— Problem statement —
Repeat everything from the first line of the listing below through the line that contains "const yTicks = [0.0, 0.2, 0.4, 0.6, 0.8, 1.0];", exactly. Leave out pictures.

— Given data —

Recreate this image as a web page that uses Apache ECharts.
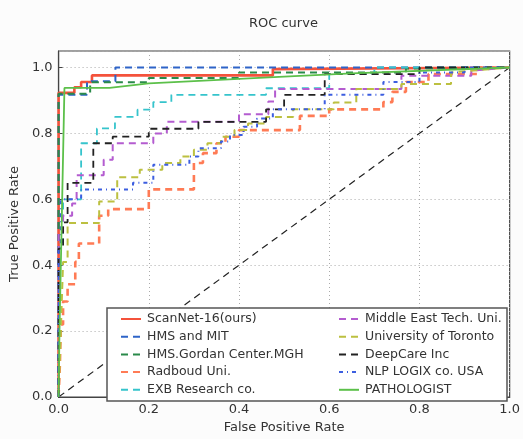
<!DOCTYPE html>
<html>
<head>
<meta charset="utf-8">
<script src="https://cdn.jsdelivr.net/npm/echarts@6/dist/echarts.min.js"></script>
<style>html,body{margin:0;padding:0;background:#fcfcfc;}#c{width:523px;height:439px;}</style>
</head>
<body>
<div id="c"></div>
<script>
// ---- data (FPR, TPR) ----
const xTicks = [0.0, 0.2, 0.4, 0.6, 0.8, 1.0];
const yTicks = [0.0, 0.2, 0.4, 0.6, 0.8, 1.0];

const scanNet = [[0,0],[0,0.923],[0.035,0.923],[0.035,0.94],[0.05,0.94],[0.05,0.956],[0.074,0.956],[0.074,0.976],[0.475,0.976],[0.475,0.995],[1,1]];
const hmsMit = [[0,0],[0,0.917],[0.063,0.917],[0.063,0.958],[0.126,0.958],[0.126,1.0],[1,1]];
const hmsMgh = [[0,0],[0,0.92],[0.07,0.92],[0.07,0.955],[0.2,0.955],[0.2,0.968],[0.4,0.968],[0.4,0.985],[0.77,0.985],[0.77,0.997],[1,1]];
const radboud = [[0,0],[0.003,0.1],[0.005,0.22],[0.01,0.22],[0.01,0.29],[0.02,0.29],[0.02,0.342],[0.037,0.342],[0.037,0.41],[0.045,0.41],[0.045,0.466],[0.09,0.466],[0.09,0.55],[0.11,0.55],[0.11,0.57],[0.2,0.57],[0.2,0.63],[0.3,0.63],[0.3,0.71],[0.32,0.71],[0.32,0.74],[0.35,0.74],[0.35,0.77],[0.37,0.77],[0.37,0.79],[0.4,0.79],[0.4,0.81],[0.535,0.81],[0.535,0.853],[0.6,0.853],[0.6,0.873],[0.72,0.873],[0.72,0.895],[0.74,0.895],[0.74,0.926],[0.77,0.926],[0.77,0.956],[0.82,0.956],[0.82,0.98],[0.93,0.98],[0.93,1],[1,1]];
const exb = [[0,0],[0,0.47],[0.01,0.47],[0.01,0.6],[0.05,0.6],[0.05,0.77],[0.085,0.77],[0.085,0.815],[0.125,0.815],[0.125,0.85],[0.175,0.85],[0.175,0.872],[0.21,0.872],[0.21,0.895],[0.25,0.895],[0.25,0.917],[0.46,0.917],[0.46,0.937],[0.6,0.937],[0.6,0.98],[0.7,0.98],[0.7,1.0],[1,1]];
const metu = [[0,0],[0,0.5],[0.01,0.5],[0.01,0.55],[0.03,0.55],[0.03,0.587],[0.04,0.587],[0.04,0.673],[0.1,0.673],[0.1,0.72],[0.12,0.72],[0.12,0.77],[0.21,0.77],[0.21,0.8],[0.24,0.8],[0.24,0.835],[0.4,0.835],[0.4,0.858],[0.465,0.858],[0.465,0.897],[0.48,0.897],[0.48,0.935],[0.76,0.935],[0.76,0.975],[0.915,0.975],[0.915,0.99],[1,1]];
const toronto = [[0,0],[0.005,0.2],[0.01,0.41],[0.02,0.41],[0.02,0.528],[0.09,0.528],[0.09,0.593],[0.13,0.593],[0.13,0.667],[0.18,0.667],[0.18,0.69],[0.23,0.69],[0.23,0.71],[0.27,0.71],[0.27,0.73],[0.3,0.73],[0.3,0.75],[0.33,0.75],[0.33,0.77],[0.36,0.77],[0.36,0.79],[0.39,0.79],[0.39,0.81],[0.42,0.81],[0.42,0.83],[0.46,0.83],[0.46,0.85],[0.52,0.85],[0.52,0.873],[0.61,0.873],[0.61,0.894],[0.66,0.894],[0.66,0.935],[0.76,0.935],[0.76,0.95],[0.87,0.95],[0.87,0.985],[1,1]];
const deepCare = [[0,0],[0,0.45],[0.01,0.45],[0.01,0.53],[0.02,0.53],[0.02,0.65],[0.077,0.65],[0.077,0.77],[0.12,0.77],[0.12,0.79],[0.2,0.79],[0.2,0.814],[0.31,0.814],[0.31,0.835],[0.46,0.835],[0.46,0.873],[0.5,0.873],[0.5,0.917],[0.59,0.917],[0.59,0.98],[0.8,0.98],[0.8,1.0],[1,1]];
const nlpLogix = [[0,0],[0,0.45],[0.005,0.45],[0.005,0.6],[0.05,0.6],[0.05,0.63],[0.165,0.63],[0.165,0.65],[0.21,0.65],[0.21,0.705],[0.29,0.705],[0.29,0.73],[0.31,0.73],[0.31,0.755],[0.36,0.755],[0.36,0.775],[0.38,0.775],[0.38,0.795],[0.41,0.795],[0.41,0.82],[0.44,0.82],[0.44,0.845],[0.475,0.845],[0.475,0.873],[0.59,0.873],[0.59,0.917],[0.72,0.917],[0.72,0.956],[0.8,0.956],[0.8,0.985],[0.9,0.985],[0.9,1],[1,1]];
const pathologist = [[0,0],[0.002,0.2],[0.008,0.6],[0.013,0.938],[0.113,0.938],[0.2,0.952],[0.5,0.972],[0.65,0.982],[1,1]];
const chance = [[0,0],[1,1]];

const names = ['ScanNet-16(ours)','HMS and MIT','HMS.Gordan Center.MGH','Radboud Uni.','EXB Research co.','Middle East Tech. Uni.','University of Toronto','DeepCare Inc','NLP LOGIX co. USA','PATHOLOGIST'];
const seriesData = [scanNet, hmsMit, hmsMgh, radboud, exb, metu, toronto, deepCare, nlpLogix, pathologist];
const colors = ['#f4523b','#2e64c8','#2a8a4a','#ff7b55','#36c4cc','#b45cd0','#bcc040','#222222','#3c5ee0','#5cc04a'];
const dashes = ['solid',[7,5],[7,5],[7,5],[7,5],[7,5],[7,5],[7,5],[4,4,1,4],'solid'];
const widths = [2.6,2,2,2.6,1.8,2,2,1.8,2,1.8];

const chart = echarts.init(document.getElementById('c'), null, {renderer:'canvas'});
const FONT = 'DejaVu Sans';
const series = names.map((n,i)=>({
  name:n, type:'line', data:seriesData[i], symbol:'none', showSymbol:false,
  lineStyle:{color:colors[i], width:widths[i], type:dashes[i]},
  itemStyle:{color:colors[i]}, animation:false, z:2+i
}));
series.push({name:'chance', type:'line', data:chance, symbol:'none', lineStyle:{color:'#222', width:1.2, type:[7,5]}, animation:false, z:1});

const legendCommon = {
  orient:'vertical', itemWidth:20, itemHeight:14, itemGap:3.7, z:60,
  itemStyle:{opacity:0},
  textStyle:{fontFamily:FONT, fontSize:12.5, color:'#333', padding:[0,0,0,1], lineHeight:14},
  selectedMode:false
};
chart.setOption({
  backgroundColor:'#fcfcfc',
  animation:false,
  title:{text:'ROC curve', left:244, top:12, textStyle:{fontFamily:FONT, fontSize:13, fontWeight:'normal', color:'#333'}},
  grid:{left:51, right:11, top:51, bottom:32, show:true, borderColor:'#444', borderWidth:1.2, backgroundColor:'#ffffff'},
  legend:[
    Object.assign({data:names.slice(0,5), left:115, top:307}, legendCommon),
    Object.assign({data:names.slice(5), left:333, top:307}, legendCommon)
  ],
  graphic:[{type:'rect', shape:{x:107, y:308, width:400, height:93}, style:{fill:'#ffffff', stroke:'#555', lineWidth:1.5}, z:50}],
  xAxis:{type:'value', min:0, max:1, interval:0.2, name:'False Positive Rate', nameLocation:'middle', nameGap:24,
      nameTextStyle:{fontFamily:FONT, fontSize:13, color:'#333'},
      axisLine:{show:true, lineStyle:{color:'#444', width:1.2}},
      axisTick:{show:true, inside:true, length:4, lineStyle:{color:'#444'}},
      axisLabel:{fontFamily:FONT, fontSize:13, color:'#333', margin:6, formatter:v=>v.toFixed(1)},
      splitLine:{show:true, lineStyle:{color:'#aaa', type:[1,3], width:1}}},
  yAxis:{type:'value', min:0, max:1.05, interval:0.2, name:'True Positive Rate', nameLocation:'middle', nameGap:36,
      nameTextStyle:{fontFamily:FONT, fontSize:13, color:'#333'},
      axisLine:{show:true, lineStyle:{color:'#444', width:1.2}},
      axisTick:{show:true, inside:true, length:4, lineStyle:{color:'#444'}},
      axisLabel:{fontFamily:FONT, fontSize:13, color:'#333', margin:6, showMaxLabel:false, formatter:v=>v.toFixed(1)},
      splitLine:{show:true, lineStyle:{color:'#aaa', type:[1,3], width:1}}},
  series: series
});
</script>
</body>
</html>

— Result of the task —
Recreate this image as a web page that uses Apache ECharts.
<!DOCTYPE html>
<html>
<head>
<meta charset="utf-8">
<script src="https://cdn.jsdelivr.net/npm/echarts@6/dist/echarts.min.js"></script>
<style>html,body{margin:0;padding:0;background:#fcfcfc;}#c{width:523px;height:439px;}</style>
</head>
<body>
<div id="c"></div>
<script>
// ---- data (FPR, TPR) ----
const xTicks = [0.0, 0.2, 0.4, 0.6, 0.8, 1.0];
const yTicks = [0.0, 0.2, 0.4, 0.6, 0.8, 1.0];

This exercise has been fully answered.